History of the Sydney Harbour Bridge
Inspiration for the bridge came from the Hell Gate Bridge in New Your City. Like the Opera House (not as bad), building the Sydney Harbour Bridge was a long process; construction starting in July 1923 and its inauguration in March 1932. It joins the CBD of Sydney with the North Shore in grandiose style. Far from being as stylistic as the Opera House, the bridge is function over form, but still in great engineering style. I lived in Newcastle for two years, another great city known for its bridges – these two bridges are not related.
From the ferry terminal or on the ferry it doesn’t look that big, but it is, it’s bloody big! It’s chunky in all proportions. Holding the world record for the widest long-span bridge until 2012 (Port Main Bridge in Vancouver). Here are some of its statistics:
- Total length – 1 149m
- Width – 48.8m
- Height – 134m
- Pylons – 89m high
- 6 million handmade rivets
- 79% of steel was imported from England
Each end of the Sydney Harbour Bridge has two pylons, in essence these are for aesthetics purposes having no structural purpose. They were used to create a more uniform look and in keeping with their Hell Gate Bridge inspiration. These days the pylons are used, one is a small museum of the bridge (the pylon I climb to the top of. Another is used as a centre for traffic control, two on the North side have ventilation for the Sydney Harbour Tunnel. Views from the South-eastern Pylon (the Museum Pylon) are fantastic! I was much happier viewing Sydney from the top of the pylon than paying for the views from the top of the arch.

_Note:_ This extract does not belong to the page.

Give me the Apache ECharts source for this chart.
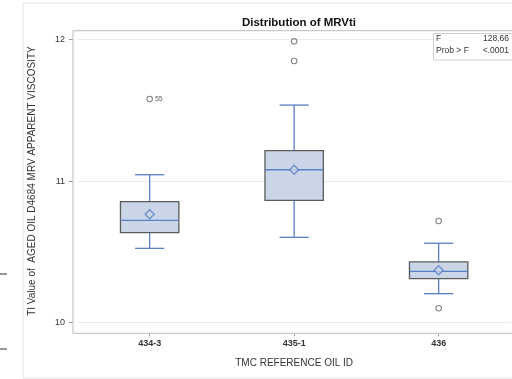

Without doubt the Sydney Harbour Bridge is well worth visiting. And, if like me you don’t want to pay an arm and a leg to hike to the top, the “Museum Pylon” is certainly worth it. Like I said, I was slowly beginning to like Sydney. It has a beautiful setting, great architectural landmarks and a very positive vibe. I know that’s not much for one day, even so I think I’ll leave things there. Another four more days in Sydney awaited, and I was looking forward to them!